We find Herman and Lena in the 1930 census once again in the Bois Brule Township. In 1927, a massive flood took place in the river bottoms, which is probably where the Hatler farm and the village of Point Rest was located. In this census, it says Herman was a laborer for levee construction. The construction of levees must have been a response to that flood.
We no longer see the Hatler couple living in the river bottoms in the 1940 census. They were living in Menfro, where you find the beginnings of the hilly area that is prominent in East Perry County. At the age of 72, Herman no longer listed an occupation. Two older Hatler children were still living in his household.
I figure the two photographs I found of Herman and Lena must have been taken at about this time in their lives.
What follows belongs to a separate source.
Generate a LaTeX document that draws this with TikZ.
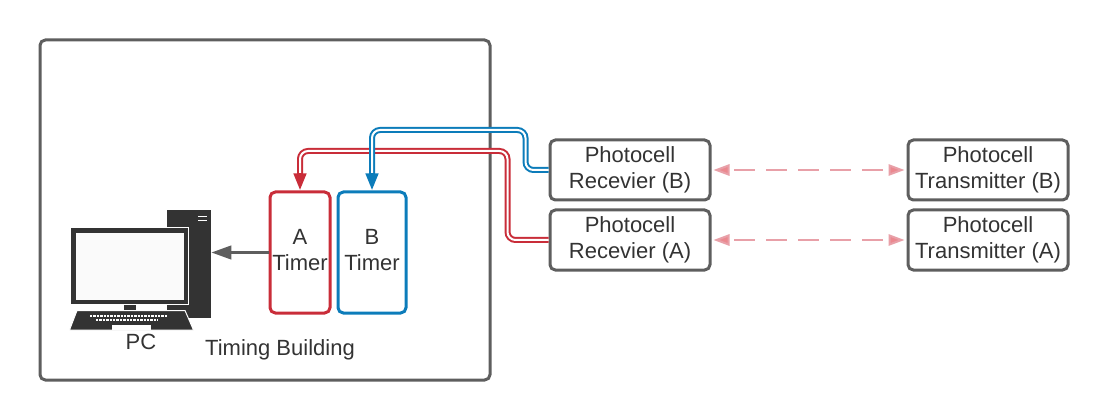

One of these photos looks like it may have been taken at a 50th wedding anniversary, which would have taken place in 1940.
Herman Hatler died in 1945 at the age of 77. His death certificate mentions stomach cancer as a cause of death.
Lena Hatler died in 1957 at the age of 86. Her death certificate says she died at the Perry County Memorial Hospital. It is this document that is important at giving us facts that cannot be found elsewhere. This is the only document I looked at that gives Lena’s birthday. It also provides the name of her father and her mother’s maiden name.
Herman and Lena Hatler are each buried in the Point Rest Lutheran Cemetery in Menfro.
Although there were some documents that spelled Herman and Lena’s surname differently, I put a lot of stock in how someone’s name is spelled on their gravestones. I figure this is how they wanted their name spelled most of their lives. In addition to this, there are several documents for this couple’s children, like their sons’ military draft forms, that have the Hatler spelling.